| PROVIDED DATA |
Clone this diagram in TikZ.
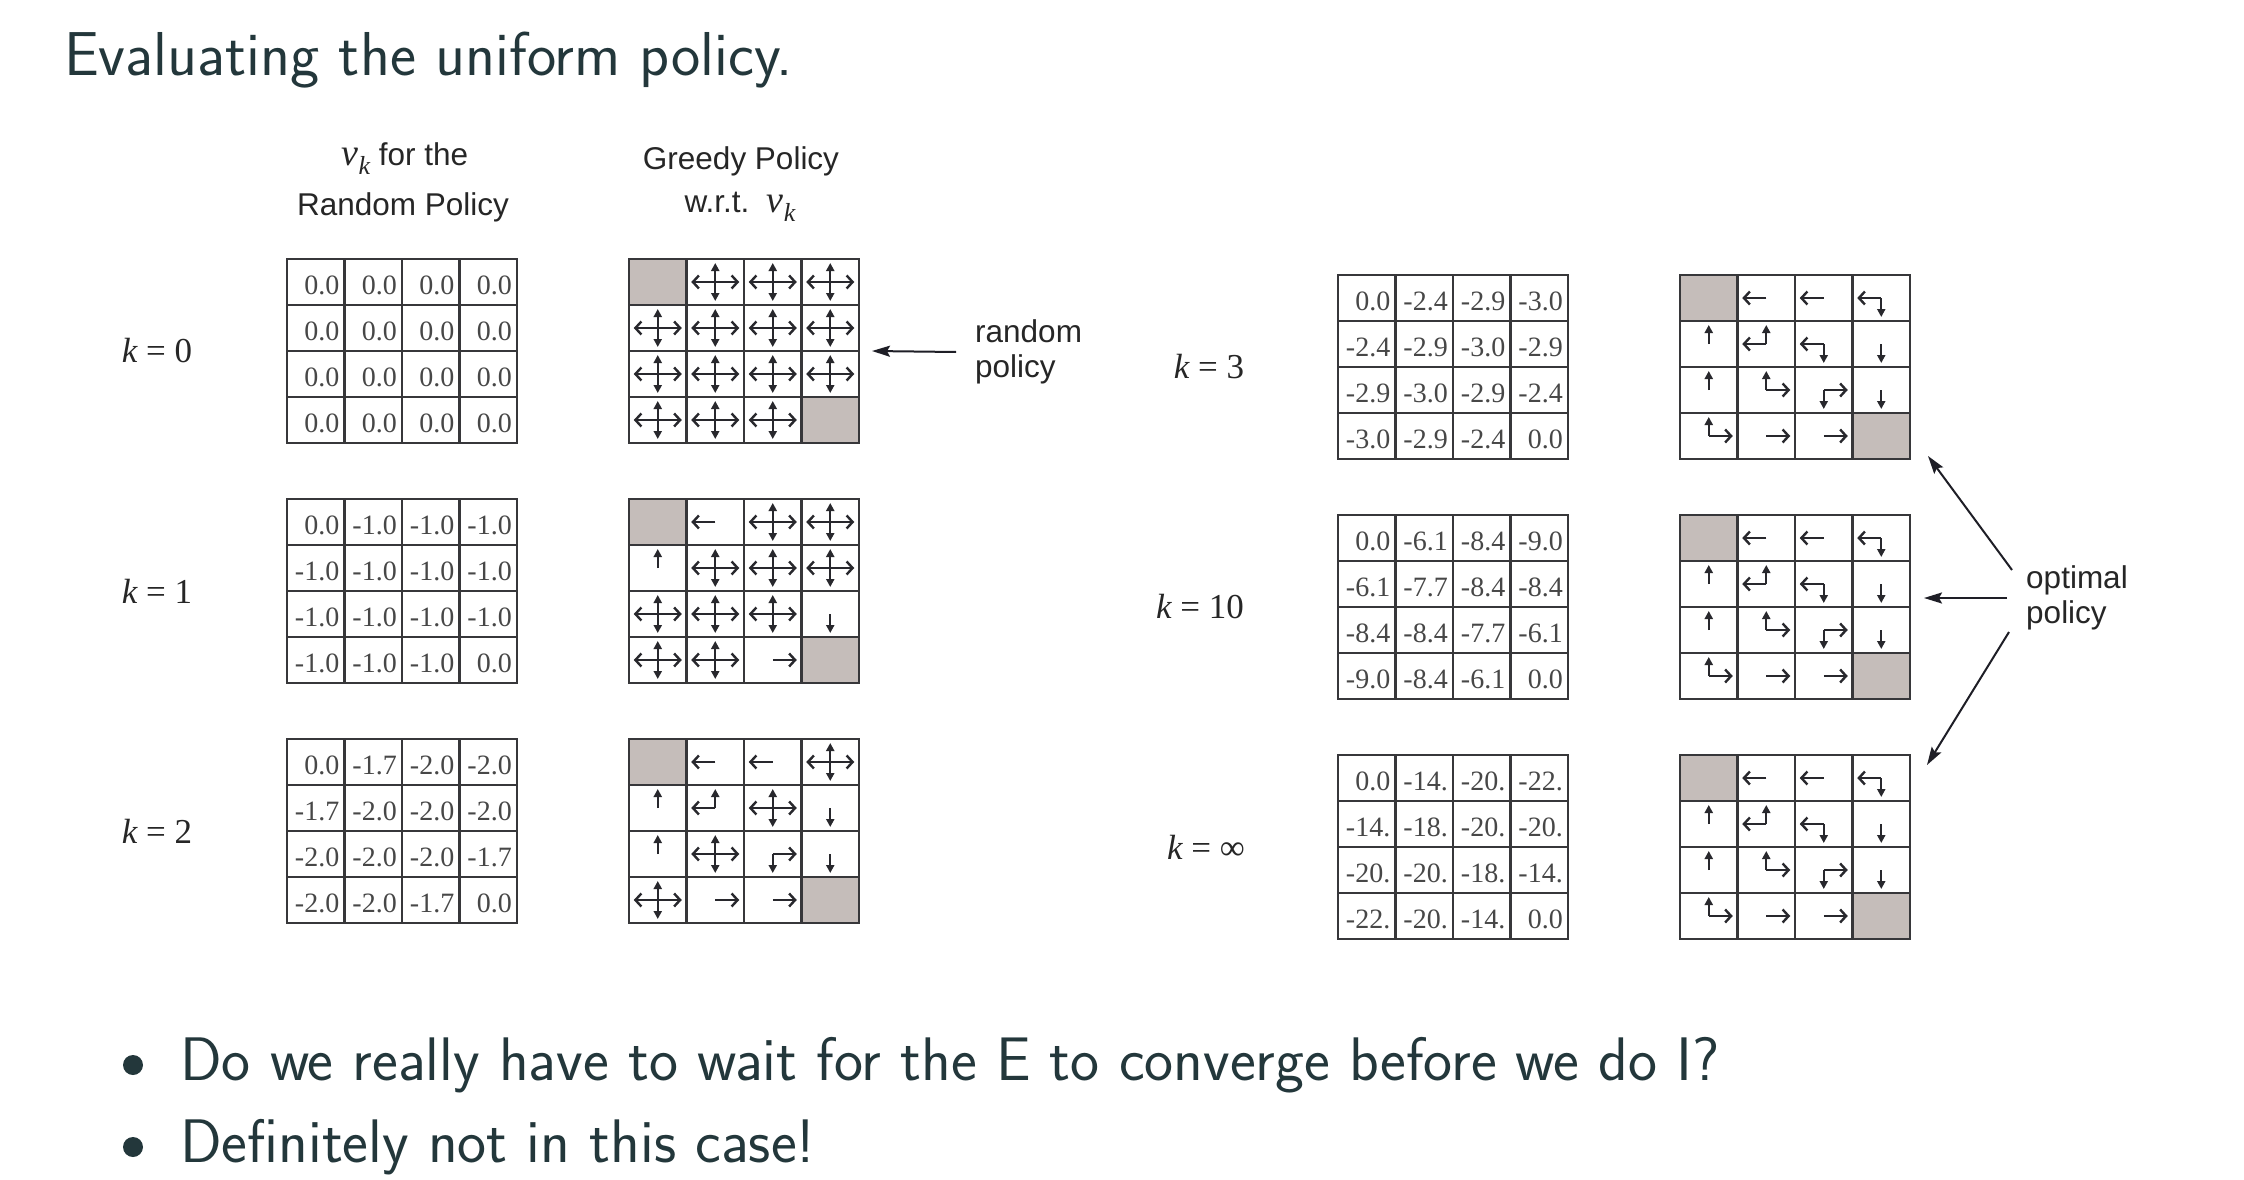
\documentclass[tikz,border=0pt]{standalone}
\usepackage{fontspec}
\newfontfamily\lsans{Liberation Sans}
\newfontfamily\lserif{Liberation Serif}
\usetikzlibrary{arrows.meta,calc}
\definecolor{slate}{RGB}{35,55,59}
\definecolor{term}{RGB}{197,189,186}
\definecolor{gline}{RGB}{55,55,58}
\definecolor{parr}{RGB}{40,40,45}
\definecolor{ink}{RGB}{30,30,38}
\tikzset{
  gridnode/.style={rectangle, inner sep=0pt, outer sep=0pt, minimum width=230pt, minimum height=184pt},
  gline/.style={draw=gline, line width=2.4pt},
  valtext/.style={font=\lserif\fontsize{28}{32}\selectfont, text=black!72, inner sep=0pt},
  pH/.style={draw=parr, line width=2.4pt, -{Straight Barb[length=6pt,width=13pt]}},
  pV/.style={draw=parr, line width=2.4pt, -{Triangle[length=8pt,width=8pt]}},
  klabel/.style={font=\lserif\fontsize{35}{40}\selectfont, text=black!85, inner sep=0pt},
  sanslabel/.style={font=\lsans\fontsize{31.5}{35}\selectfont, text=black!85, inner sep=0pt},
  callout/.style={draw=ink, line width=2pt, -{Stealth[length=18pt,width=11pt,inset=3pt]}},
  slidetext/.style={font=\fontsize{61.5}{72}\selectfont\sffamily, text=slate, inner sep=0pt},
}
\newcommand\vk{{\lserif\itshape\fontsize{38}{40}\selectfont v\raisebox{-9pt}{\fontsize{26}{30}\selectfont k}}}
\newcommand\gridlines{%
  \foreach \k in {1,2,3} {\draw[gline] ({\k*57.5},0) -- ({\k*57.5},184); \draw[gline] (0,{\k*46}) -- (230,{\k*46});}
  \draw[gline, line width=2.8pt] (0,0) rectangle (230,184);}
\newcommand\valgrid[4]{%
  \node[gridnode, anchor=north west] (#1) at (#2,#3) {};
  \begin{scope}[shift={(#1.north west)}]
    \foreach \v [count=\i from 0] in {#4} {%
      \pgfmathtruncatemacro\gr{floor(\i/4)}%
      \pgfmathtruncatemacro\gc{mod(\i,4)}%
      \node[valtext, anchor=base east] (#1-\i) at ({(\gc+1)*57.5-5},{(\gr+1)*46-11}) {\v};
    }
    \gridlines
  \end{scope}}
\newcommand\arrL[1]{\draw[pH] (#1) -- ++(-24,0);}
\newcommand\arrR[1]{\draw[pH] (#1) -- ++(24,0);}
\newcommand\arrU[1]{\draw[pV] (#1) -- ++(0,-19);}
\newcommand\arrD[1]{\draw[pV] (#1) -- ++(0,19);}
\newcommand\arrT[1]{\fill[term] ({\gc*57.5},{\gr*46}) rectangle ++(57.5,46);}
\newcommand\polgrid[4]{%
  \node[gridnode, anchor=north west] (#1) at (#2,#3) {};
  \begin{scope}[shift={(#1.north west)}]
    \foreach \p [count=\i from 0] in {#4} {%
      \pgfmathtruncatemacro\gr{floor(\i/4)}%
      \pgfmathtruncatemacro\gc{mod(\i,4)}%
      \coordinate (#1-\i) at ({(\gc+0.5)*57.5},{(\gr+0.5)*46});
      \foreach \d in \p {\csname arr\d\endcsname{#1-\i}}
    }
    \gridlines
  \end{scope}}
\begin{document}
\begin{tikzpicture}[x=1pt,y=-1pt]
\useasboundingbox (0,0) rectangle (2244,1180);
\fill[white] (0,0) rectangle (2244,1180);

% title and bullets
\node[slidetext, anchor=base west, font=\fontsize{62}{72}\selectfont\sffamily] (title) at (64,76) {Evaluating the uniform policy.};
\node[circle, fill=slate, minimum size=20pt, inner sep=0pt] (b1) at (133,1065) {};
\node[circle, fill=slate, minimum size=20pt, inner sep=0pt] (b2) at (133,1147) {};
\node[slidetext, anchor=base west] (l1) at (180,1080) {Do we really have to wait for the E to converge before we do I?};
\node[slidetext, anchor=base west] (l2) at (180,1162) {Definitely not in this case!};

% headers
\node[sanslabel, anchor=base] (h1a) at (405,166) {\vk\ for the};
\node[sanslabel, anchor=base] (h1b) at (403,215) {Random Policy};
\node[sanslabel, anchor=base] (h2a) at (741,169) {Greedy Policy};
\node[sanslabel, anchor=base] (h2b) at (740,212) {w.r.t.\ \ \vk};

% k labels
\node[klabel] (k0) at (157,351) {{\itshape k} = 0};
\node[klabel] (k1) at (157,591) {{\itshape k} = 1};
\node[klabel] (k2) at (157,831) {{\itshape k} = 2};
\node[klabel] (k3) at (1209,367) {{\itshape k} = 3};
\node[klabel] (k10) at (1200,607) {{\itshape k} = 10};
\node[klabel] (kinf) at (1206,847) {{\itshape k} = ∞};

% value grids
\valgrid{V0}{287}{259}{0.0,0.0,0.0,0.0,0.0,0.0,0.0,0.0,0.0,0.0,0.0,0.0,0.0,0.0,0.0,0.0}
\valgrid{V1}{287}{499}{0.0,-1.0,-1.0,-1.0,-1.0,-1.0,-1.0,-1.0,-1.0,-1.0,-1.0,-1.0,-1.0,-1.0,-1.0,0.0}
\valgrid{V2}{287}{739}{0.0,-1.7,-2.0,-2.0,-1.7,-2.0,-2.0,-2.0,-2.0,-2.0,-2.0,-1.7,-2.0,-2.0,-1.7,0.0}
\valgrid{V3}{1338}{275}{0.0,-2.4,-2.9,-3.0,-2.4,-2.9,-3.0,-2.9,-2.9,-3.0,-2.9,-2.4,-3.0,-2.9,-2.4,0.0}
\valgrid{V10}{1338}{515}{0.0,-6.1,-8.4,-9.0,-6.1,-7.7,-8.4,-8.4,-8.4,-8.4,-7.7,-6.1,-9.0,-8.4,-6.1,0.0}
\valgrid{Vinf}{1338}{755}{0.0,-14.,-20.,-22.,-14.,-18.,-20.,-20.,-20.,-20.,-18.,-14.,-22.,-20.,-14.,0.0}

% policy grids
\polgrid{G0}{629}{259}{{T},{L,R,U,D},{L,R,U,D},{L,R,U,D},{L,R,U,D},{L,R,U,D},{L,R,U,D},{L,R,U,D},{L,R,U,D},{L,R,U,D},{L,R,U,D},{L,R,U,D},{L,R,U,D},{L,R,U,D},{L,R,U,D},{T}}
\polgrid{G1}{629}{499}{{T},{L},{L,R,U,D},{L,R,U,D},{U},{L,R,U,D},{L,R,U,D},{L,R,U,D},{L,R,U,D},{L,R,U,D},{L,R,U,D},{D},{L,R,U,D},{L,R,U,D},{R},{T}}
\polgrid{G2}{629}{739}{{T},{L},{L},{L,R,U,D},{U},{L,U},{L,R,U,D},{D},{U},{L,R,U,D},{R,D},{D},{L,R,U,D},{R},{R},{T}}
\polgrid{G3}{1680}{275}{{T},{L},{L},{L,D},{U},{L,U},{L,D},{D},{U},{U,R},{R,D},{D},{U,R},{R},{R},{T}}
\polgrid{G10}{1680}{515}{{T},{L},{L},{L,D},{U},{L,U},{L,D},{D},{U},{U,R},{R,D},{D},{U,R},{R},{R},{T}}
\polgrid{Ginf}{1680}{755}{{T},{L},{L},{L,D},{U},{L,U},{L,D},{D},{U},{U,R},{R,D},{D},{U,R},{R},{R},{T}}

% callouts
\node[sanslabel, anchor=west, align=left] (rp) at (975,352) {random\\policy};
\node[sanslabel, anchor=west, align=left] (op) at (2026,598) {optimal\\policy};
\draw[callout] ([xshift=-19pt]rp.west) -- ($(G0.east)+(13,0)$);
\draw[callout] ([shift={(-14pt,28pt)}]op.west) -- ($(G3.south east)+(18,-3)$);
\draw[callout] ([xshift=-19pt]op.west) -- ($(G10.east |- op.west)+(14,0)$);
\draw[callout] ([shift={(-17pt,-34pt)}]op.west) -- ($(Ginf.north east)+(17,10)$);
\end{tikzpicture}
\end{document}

| WHAT THE TASK REQUIRES |
In the lines above, find each one with "this" and list it.

| WRITTEN ANSWER |
Clone this diagram in TikZ.
\node[slidetext, anchor=base west] (l2) at (180,1162) {Definitely not in this case!};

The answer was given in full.